Penantian panjang hadirnya KRL Commuterline di luar Jabodetabek akan segera berakhir dengan munculnya KRL rute Jogja-Solo. Mulai 20 Januari 2021 ini direncanakan uji coba terbatas dengan penumpang kalangan terbatas yang terdiri dari unsur pemerintah beserta stakeholder.
Sedangkan mulai 1 Februari 2021, masyarakat umum dapat kesempatan ikut menjajal dengan tarif cukup 1 rupiah saja. Nantinya, tarif resmi yang diberlakukan untuk KRL Jogja-Solo adalah 8.000 rupiah flat. Informasi tersebut terungkap dalam webinar "Hadirnya KRL Jogja-Solo", Selasa (19 Januari 2021) sore.
Uji coba terbatas tersebut dilakukan dalam rangka menguji layanan KRL serta mengedukasi masyarakat sekaligus mengambil masukan dari para calon penggunanya.
KRL Jogja-Solo ini memang hadir menggantikan sang legendaris Prambanan Ekspres atau Prameks, khusus untuk rute Stasiun Balapan Solo hingga Stasiun Tugu Yogyakarta. Sementara untuk Yogyakarta tujuan Kutoarjo masih tetap dilayani oleh Prameks.

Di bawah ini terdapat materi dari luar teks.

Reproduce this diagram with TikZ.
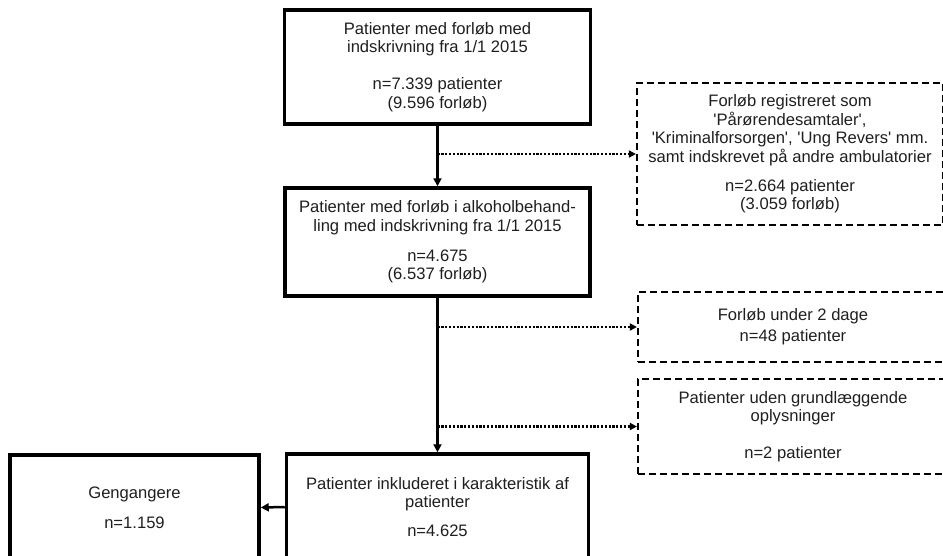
\documentclass[tikz,border=0pt]{standalone}
\usepackage{fontspec}
\setmainfont{Liberation Sans}[Ligatures=TeXOff]
\usetikzlibrary{arrows.meta}
\begin{document}
\begin{tikzpicture}[x=1pt,y=-1pt,
  txt/.style={align=center, inner sep=0pt, text=black!88, font=\fontsize{16.6}{18.4}\selectfont},
  solidbox/.style={txt, draw=black, line width=3.5pt, fill=white},
  dashbox/.style={txt, draw=black, line width=2.2pt, dash pattern=on 7pt off 4pt},
  mainarrow/.style={draw=black, line width=2.5pt, -{Triangle[length=8pt,width=8pt]}},
  sidearrow/.style={draw=black, line width=2.6pt, dash pattern=on 2.2pt off 1.6pt, -{Triangle[length=7pt,width=7pt]}}
]
\useasboundingbox (0,0) rectangle (943,555);
\clip (0,0) rectangle (943,555);

\node[solidbox, minimum width=306pt, minimum height=114pt] (b1) at (437.5,67)
  {Patienter med forløb med\\ indskrivning fra 1/1 2015\\[19pt] n=7.339 patienter\\ (9.596 forløb)};
\node[solidbox, minimum width=305pt, minimum height=108pt] (b2) at (437.5,242)
  {Patienter med forløb i alkoholbehand-\\ ling med indskrivning fra 1/1 2015\\[12pt] n=4.675\\ (6.537 forløb)};
\node[solidbox, minimum width=302pt, minimum height=106pt] (b3) at (437.5,507)
  {Patienter inkluderet i karakteristik af\\ patienter\\[10pt] n=4.625};
\node[solidbox, minimum width=249pt, minimum height=105pt] (g) at (134.5,507.5)
  {Gengangere\\[11.6pt] n=1.159};

\node[dashbox, minimum width=306pt, minimum height=142pt] (d1) at (790,154)
  {Forløb registreret som\\ 'Pårørendesamtaler',\\ 'Kriminalforsorgen', 'Ung Revers' mm.\\ samt indskrevet på andre ambulatorier\\[11pt] n=2.664 patienter\\ (3.059 forløb)};
\node[dashbox, minimum width=310pt, minimum height=70pt] (d2) at (793,327)
  {\raisebox{4.5pt}{\begin{tabular}{@{}c@{}}Forløb under 2 dage\\[2.6pt] n=48 patienter\end{tabular}}};
\node[dashbox, minimum width=310pt, minimum height=95pt] (d3) at (793,426.5)
  {Patienter uden grundlæggende\\ oplysninger\\[18pt] n=2 patienter};

\draw[mainarrow] (b1.south) -- (b2.north);
\draw[mainarrow] (b2.south) -- (b3.north);
\draw[mainarrow] (b3.west) -- (g.east);

\coordinate (j1) at (b1.south |- d1.west);
\coordinate (j2) at (b2.south |- d2.west);
\coordinate (j3) at (b2.south |- d3.west);
\draw[sidearrow] (j1) -- (d1.west);
\draw[sidearrow] (j2) -- (d2.west);
\draw[sidearrow] (j3) -- (d3.west);
\end{tikzpicture}
\end{document}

Inilah salah satu penanda ketika kereta diesel digantikan dengan kereta bertenaga listrik.
Hadirnya KRL di jalur Jogja-Solo tentu patut disambut gembira meskipun secara emosional pasti akan ada perasaan galau harus berpisah dengan Prameks. Ya, bagi kalangan komuter Jogja-Solo, Prameks telah menjadi bagian hidup mereka.
Saya pribadi sebagai mantan pengguna Prameks beberapa tahun yang lalu, merasakan banyak kenangan tertinggal di Prameks dan Stasiun Solo Balapan. Eeaa...

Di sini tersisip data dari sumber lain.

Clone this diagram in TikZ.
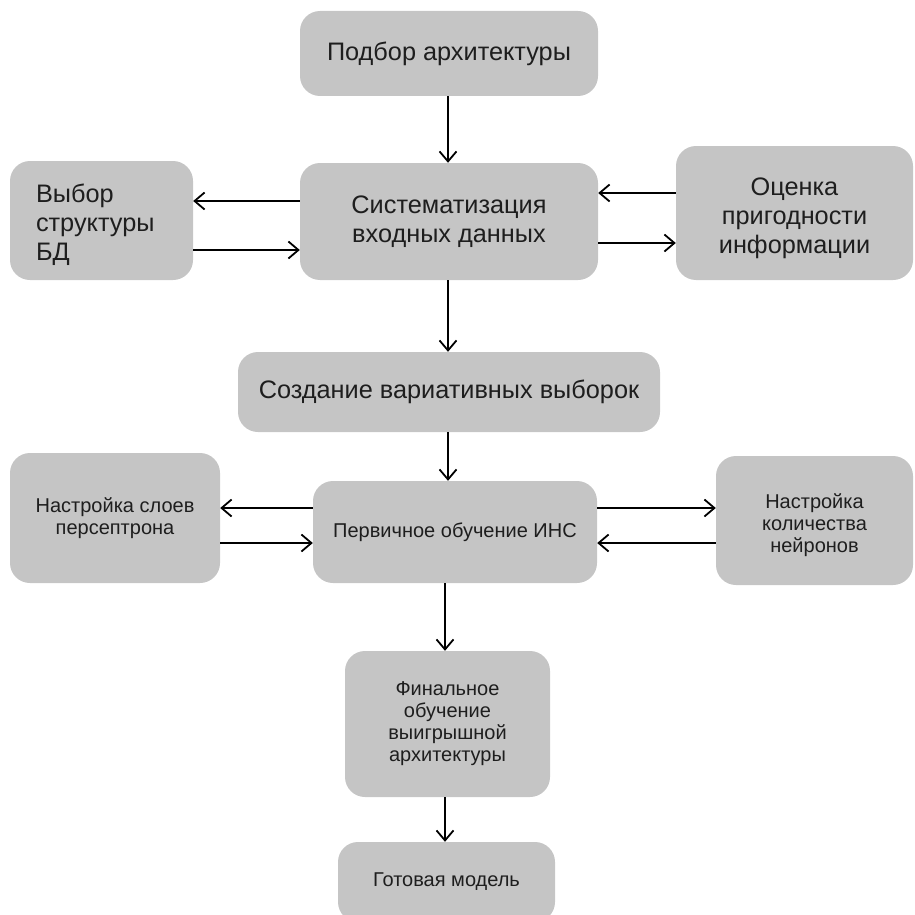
\documentclass[tikz,border=0pt]{standalone}
\usepackage{fontspec}
\setmainfont{Liberation Sans}
\usetikzlibrary{arrows.meta}
\definecolor{boxgray}{RGB}{197,197,197}
\definecolor{inkgray}{RGB}{30,30,30}
% invisible strut that lowers a centred text block by half its height
\newcommand{\droptext}[1]{\rule{0pt}{#1}}
\tikzset{
  box/.style={draw=none, fill=boxgray, rounded corners=20pt, align=center,
    text=inkgray, inner sep=0pt},
  bigtext/.style={font=\fontsize{25.3}{29}\selectfont},
  smalltext/.style={font=\fontsize{20}{22}\selectfont},
  arr/.style={draw=black, line width=1.8pt,
    -{Straight Barb[length=10pt,width=17pt,line width=1.8pt]}}
}
\begin{document}
\begin{tikzpicture}[x=1pt,y=-1pt]
  \useasboundingbox (0,0) rectangle (914,915);
  % upper block
  \node[box,bigtext,minimum width=298pt,minimum height=85pt] (n1) at (449,53.5) {Подбор архитектуры};
  \node[box,bigtext,minimum width=298pt,minimum height=117pt] (n2) at (449,221.5) {Систематизация\\входных данных};
  \node[box,bigtext,minimum width=183pt,minimum height=119pt,text width=131pt,align=left] (n3) at (101.5,220.5) {\droptext{28pt}Выбор\\структуры\\БД};
  \node[box,bigtext,minimum width=237pt,minimum height=134pt] (n4) at (794.5,213) {\droptext{28pt}Оценка\\пригодности\\информации};
  \node[box,bigtext,minimum width=422pt,minimum height=80pt] (n5) at (449,392) {Создание вариативных выборок};
  % lower block
  \node[box,smalltext,minimum width=210pt,minimum height=130pt] (n6) at (115,518) {Настройка слоев\\персептрона};
  \node[box,smalltext,minimum width=284pt,minimum height=102pt] (n7) at (455,532) {Первичное обучение ИНС};
  \node[box,smalltext,minimum width=197pt,minimum height=129pt] (n8) at (814.5,520.5) {\droptext{24pt}Настройка\\количества\\нейронов};
  \node[box,smalltext,minimum width=205pt,minimum height=146pt] (n9) at (447.5,724) {Финальное\\обучение\\выигрышной\\архитектуры};
  \node[box,smalltext,minimum width=217pt,minimum height=80pt] (n10) at (446.5,882) {Готовая модель};

  % vertical flow
  \draw[arr] (n1.south -| 448,0) -- (n2.north -| 448,0);
  \draw[arr] (n2.south -| 448,0) -- (n5.north -| 448,0);
  \draw[arr] (n5.south -| 448,0) -- (n7.north -| 448,0);
  \draw[arr] (n7.south -| 445,0) -- (n9.north -| 445,0);
  \draw[arr] (n9.south -| 445,0) -- (n10.north -| 445,0);

  % exchanges around the data block
  \draw[arr] (n2.west |- 0,201) -- (n3.east |- 0,201);
  \draw[arr] (n3.east |- 0,250) -- (n2.west |- 0,250);
  \draw[arr] (n4.west |- 0,193) -- (n2.east |- 0,193);
  \draw[arr] (n2.east |- 0,243) -- (n4.west |- 0,243);

  % exchanges around the training block
  \draw[arr] (n7.west |- 0,508) -- (n6.east |- 0,508);
  \draw[arr] (n6.east |- 0,543) -- (n7.west |- 0,543);
  \draw[arr] (n7.east |- 0,508) -- (n8.west |- 0,508);
  \draw[arr] (n8.west |- 0,543) -- (n7.east |- 0,543);
\end{tikzpicture}
\end{document}
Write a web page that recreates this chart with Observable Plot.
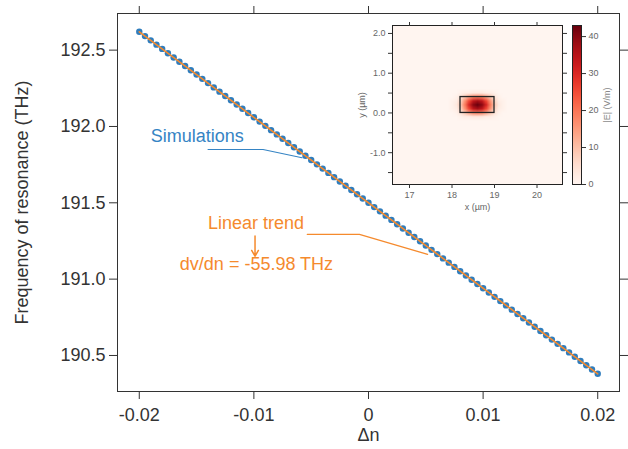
<!DOCTYPE html>
<html><head><meta charset="utf-8">
<script src="https://cdn.jsdelivr.net/npm/d3@7"></script>
<script src="https://cdn.jsdelivr.net/npm/@observablehq/plot@0.6"></script>
<style>body{margin:0;background:#fff}#chart{position:relative;width:628px;height:449px}</style>
</head><body><div id="chart"></div>
<script>
// ---- data ----
const deltaN = [
-0.0200,-0.0195,-0.0190,-0.0185,-0.0180,-0.0175,-0.0170,-0.0165,-0.0160,-0.0155,
-0.0150,-0.0145,-0.0140,-0.0135,-0.0130,-0.0125,-0.0120,-0.0115,-0.0110,-0.0105,
-0.0100,-0.0095,-0.0090,-0.0085,-0.0080,-0.0075,-0.0070,-0.0065,-0.0060,-0.0055,
-0.0050,-0.0045,-0.0040,-0.0035,-0.0030,-0.0025,-0.0020,-0.0015,-0.0010,-0.0005,
0.0000,
0.0005,0.0010,0.0015,0.0020,0.0025,0.0030,0.0035,0.0040,0.0045,0.0050,
0.0055,0.0060,0.0065,0.0070,0.0075,0.0080,0.0085,0.0090,0.0095,0.0100,
0.0105,0.0110,0.0115,0.0120,0.0125,0.0130,0.0135,0.0140,0.0145,0.0150,
0.0155,0.0160,0.0165,0.0170,0.0175,0.0180,0.0185,0.0190,0.0195,0.0200];
const freqSim = [
192.620,192.592,192.564,192.536,192.508,192.480,192.452,192.424,192.396,192.368,
192.340,192.312,192.284,192.256,192.228,192.200,192.172,192.144,192.116,192.088,
192.060,192.032,192.004,191.976,191.948,191.920,191.892,191.864,191.836,191.808,
191.780,191.752,191.724,191.696,191.668,191.640,191.612,191.584,191.556,191.528,
191.500,
191.472,191.444,191.416,191.388,191.360,191.332,191.304,191.276,191.248,191.220,
191.192,191.164,191.136,191.108,191.080,191.052,191.024,190.996,190.968,190.940,
190.912,190.884,190.856,190.828,190.800,190.772,190.744,190.716,190.688,190.660,
190.632,190.604,190.576,190.548,190.520,190.492,190.464,190.436,190.408,190.380];
const trendDn = [-0.02, 0.02];
const trendFreq = [192.620, 190.380];
const slopeText = "dv/dn = -55.98 THz";

const xTicks = [-0.02, -0.01, 0, 0.01, 0.02];
const yTicks = [190.5, 191.0, 191.5, 192.0, 192.5];

// inset: |E| field map (rows from top y=0.6 to bottom y=-0.2, columns x=17.9..19.3)
const fieldCols = 15, fieldRows = 9;
const field = [
0,0,0,0,0,0,0,0,0,0,0,0,0,0,0,
0,0,0,1,2,2,3,3,3,2,2,1,0,0,0,
0,0,1,4,9,14,18,19,18,14,9,4,1,0,0,
0,1,2,7,16,26,34,37,34,26,16,7,2,1,0,
0,1,3,9,19,31,40,43,40,31,19,9,3,1,0,
0,1,2,7,16,26,34,37,34,26,16,7,2,1,0,
0,0,1,4,9,14,18,19,18,14,9,4,1,0,0,
0,0,0,1,2,2,3,3,3,2,2,1,0,0,0,
0,0,0,0,0,0,0,0,0,0,0,0,0,0,0];
const waveguide = [{x1: 18.2, x2: 19.0, y1: 0.0, y2: 0.4}];
const insetXTicks = [17, 18, 19, 20];
const insetYTicks = [-1.5, -1.0, -0.5, 0.0, 0.5, 1.0, 1.5, 2.0];
const cbTicks = [0, 10, 20, 30, 40];

// ---- build ----
const sim = deltaN.map((d, i) => ({dn: d, f: freqSim[i]}));
const trend = trendDn.map((d, i) => ({dn: d, f: trendFreq[i]}));
const font = "'Liberation Sans', Arial, Helvetica, sans-serif";
const blue = "#3584c4", orange = "#f58a2d";

const main = Plot.plot({
  width: 628, height: 449,
  marginLeft: 117, marginRight: 9, marginTop: 13, marginBottom: 58,
  style: {fontFamily: font, fontSize: "18px", color: "#333", background: "white"},
  x: {domain: [-0.0219, 0.0219]},
  y: {domain: [190.264, 192.74]},
  marks: [
    Plot.frame({stroke: "#333"}),
    Plot.axisX({anchor: "bottom", ticks: xTicks, tickSize: 8, tickPadding: 9, tickFormat: d => String(d), label: null, fontSize: 18}),
    Plot.axisX({anchor: "top", ticks: xTicks, tickSize: 8, tickFormat: () => "", label: null}),
    Plot.axisY({anchor: "left", ticks: yTicks, tickSize: 8, tickPadding: 4, tickFormat: d => d.toFixed(1), label: null, fontSize: 18}),
    Plot.axisY({anchor: "right", ticks: yTicks, tickSize: 8, tickFormat: () => "", label: null}),
    Plot.text(["Δn"], {frameAnchor: "bottom", dy: 49, fontSize: 18, fill: "#333"}),
    Plot.text(["Frequency of resonance (THz)"], {frameAnchor: "left", textAnchor: "middle", dx: -95, rotate: -90, fontSize: 18, fill: "#333"}),
    Plot.dot(sim, {x: "dn", y: "f", r: 3.2, fill: "#2f7dbd", stroke: null}),
    Plot.line(trend, {x: "dn", y: "f", stroke: orange, strokeWidth: 1.6}),
    // annotations
    Plot.text([{x: -0.0190, y: 191.935, t: "Simulations"}], {x: "x", y: "y", text: "t", textAnchor: "start", fill: blue, fontSize: 18}),
    Plot.line([{x: -0.0140, y: 191.849}, {x: -0.0092, y: 191.849}, {x: -0.0058, y: 191.795}], {x: "x", y: "y", stroke: blue, strokeWidth: 1.1}),
    Plot.text([{x: -0.0140, y: 191.365, t: "Linear trend"}], {x: "x", y: "y", text: "t", textAnchor: "start", fill: orange, fontSize: 18}),
    Plot.line([{x: -0.00534, y: 191.293}, {x: -0.00079, y: 191.293}, {x: 0.00516, y: 191.162}], {x: "x", y: "y", stroke: orange, strokeWidth: 1.2}),
    Plot.arrow([{x1: -0.0099, y1: 191.282, x2: -0.0099, y2: 191.150}], {x1: "x1", y1: "y1", x2: "x2", y2: "y2", stroke: orange, strokeWidth: 1.5, headLength: 7}),
    Plot.text([{x: -0.01646, y: 191.096, t: slopeText}], {x: "x", y: "y", text: "t", textAnchor: "start", fill: orange, fontSize: 18})
  ]
});

const inset = Plot.plot({
  width: 215, height: 200,
  marginLeft: 37, marginRight: 8, marginTop: 10, marginBottom: 31,
  style: {fontFamily: font, fontSize: "9px", color: "#444", background: "transparent", position: "absolute", left: "355px", top: "15px"},
  x: {domain: [16.6, 20.6]},
  y: {domain: [-1.8, 2.2]},
  color: {type: "linear", scheme: "reds", domain: [0, 43]},
  marks: [
    Plot.frame({fill: "#fff5f0"}),
    Plot.raster(field, {width: fieldCols, height: fieldRows, x1: 17.85, x2: 19.35, y1: -0.25, y2: 0.65, fill: d => d}),
    Plot.rect(waveguide, {x1: "x1", x2: "x2", y1: "y1", y2: "y2", fill: "none", stroke: "#222", strokeWidth: 1.3}),
    Plot.frame({stroke: "#222"}),
    Plot.axisX({anchor: "bottom", ticks: insetXTicks, tickSize: 4, tickPadding: 3, tickFormat: d => String(d), label: null, stroke: "#333", fill: "#666"}),
    Plot.axisX({anchor: "top", ticks: insetXTicks, tickSize: 4, tickFormat: () => "", label: null, stroke: "#333"}),
    Plot.axisY({anchor: "left", ticks: insetYTicks, tickSize: 4, tickPadding: 3, tickFormat: d => Number.isInteger(d) ? d.toFixed(1) : "", label: null, stroke: "#333", fill: "#666"}),
    Plot.axisY({anchor: "right", ticks: insetYTicks, tickSize: 4, tickFormat: () => "", label: null, stroke: "#333"}),
    Plot.text(["x (µm)"], {frameAnchor: "bottom", dy: 25, fill: "#666", fontSize: 9}),
    Plot.text(["y (µm)"], {frameAnchor: "left", textAnchor: "middle", dx: -30, rotate: -90, fill: "#666", fontSize: 9})
  ]
});

const colorbar = Plot.plot({
  width: 63, height: 200,
  marginLeft: 7, marginRight: 47, marginTop: 10, marginBottom: 31,
  style: {fontFamily: font, fontSize: "9px", color: "#444", background: "transparent", position: "absolute", left: "565px", top: "15px"},
  x: {domain: [0, 1], axis: null},
  y: {domain: [0, 43]},
  color: {type: "linear", scheme: "reds", domain: [0, 43]},
  marks: [
    Plot.raster({x1: 0, x2: 1, y1: 0, y2: 43, fill: (x, y) => y}),
    Plot.frame({stroke: "#222"}),
    Plot.axisY({anchor: "right", ticks: cbTicks, tickSize: 4, tickPadding: 3, label: null, stroke: "#333", fill: "#666"}),
    Plot.text(["|E| (V/m)"], {frameAnchor: "right", textAnchor: "middle", dx: 26, rotate: -90, fill: "#888", fontSize: 9})
  ]
});

const el = document.getElementById("chart");
el.append(main, inset, colorbar);
</script></body></html>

Kini, era baru bersama KRL bakal dinikmati warga jalur Jogja-Solo. Sebanyak sebelas stasiun pun telah disiapkan, yaitu dengan urutan Yogyakarta, Lempuyangan, Maguwo, Brambanan, Srowot, Klaten, Ceper, Delanggu, Gawok, Purwosari hingga Solo Balapan. KRL akan singgah di sebelas stasiun tersebut dari semula hanya 6 stasiun yang disinggahi Prameks jurusan Kutoarjo-Solo.
Menariknya, mayoritas stasiun atau sebanyak 5 stasiun, berada di wilayah Kabupaten Klaten yang wilayahnya memang diapit oleh jalur Jogja dan Solo. Kelima stasiun tersebut adalah Brambanan, Srowot, Klaten, Ceper dan Delanggu. Hal ini menyisakan peluang sekaligus tantangan karena justru integrasi antar moda transportasi belum terlihat di wilayah Klaten.
Angkutan umum di daerah Klaten bisa dibilang masih jauh dari kata ideal. Saya pernah beberapa kali menyambangi daerah pedesaan di Klaten dan selalu ragu untuk menggunakan transportasi umum. Bahkan oleh warga Klaten sendiri justru disarankan untuk menggunakan kendaraan pribadi, minimal sepeda motor, mengingat sulitnya mencari angkutan umum yang mengakses dari Klaten menuju daerah kecamatannya.
Nah, ketika sudah diberikan sarana KRL dan lima stasiun transit, maka pemerintah setempat seharusnya bisa memanfaatkannya dengan baik untuk membangun integrasi antar moda ini.